Despite the media frenzy and public outcry, two of the younger defendants avoided harsh penalties. Charges were dismissed against Lieberman due to lack of evidence, and a terrified Trachtenberg turned on his chums, testifying against Koslow and Mittman.
Much of the coverage focused on crew-leader Jack Koslow, a self-affirmed racist Neo-Nazi, complete with Hitler mustache and anti-vagrants agenda. Did I mention that this merry band of Neo-Nazis were Jewish?
Inside Detective magazine dubbed Koslow the “Boy Hitler of Flatbush Avenue.”
In a bit of epic courtroom theatrics, Koslow’s attorney, the flamboyant theater buff Fred G. Moritt, recited a clever rhyme as part of his closing argument:
Four little bad boys off on a spree,
One turned State’s evidence and then there were three.
Three little bad boys, what did one do?
The judge said, “No Proof,” and then there were two.
Two little bad boys, in court they must sit
And pray to the Jury, “please, please aquit.”
Neither judge nor jury were amused. Koslow and Mittman were convicted on first-degree murder and sent away for life.
When the verdicts were read, both boys wept in each other’s arms.
Afterwards questions lingered related to motive. Why did they do it? Why didn’t they testify in their own defense? Why were they prosecuted for some crimes, yet not others?

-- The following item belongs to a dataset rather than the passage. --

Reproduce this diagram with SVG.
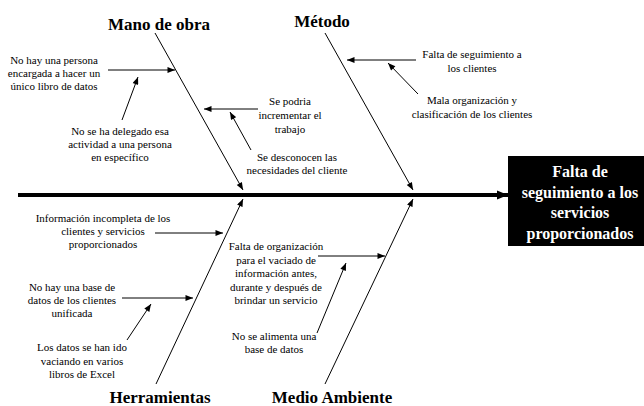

Comic books were demonized, when it came to light that the boys were avid readers of the “Nights of Horror” series. For years studies and media reports continued to drag up the case, and it was referenced as proof of a link comics and teen violence.
The New York State Joint Legislative Committee to Study the Publication of Comics, formed in 1949, took up an examination of “Nights of Horror” in a series of hearings in 1955.
Fortunately, the hearings never led to the ban of comics.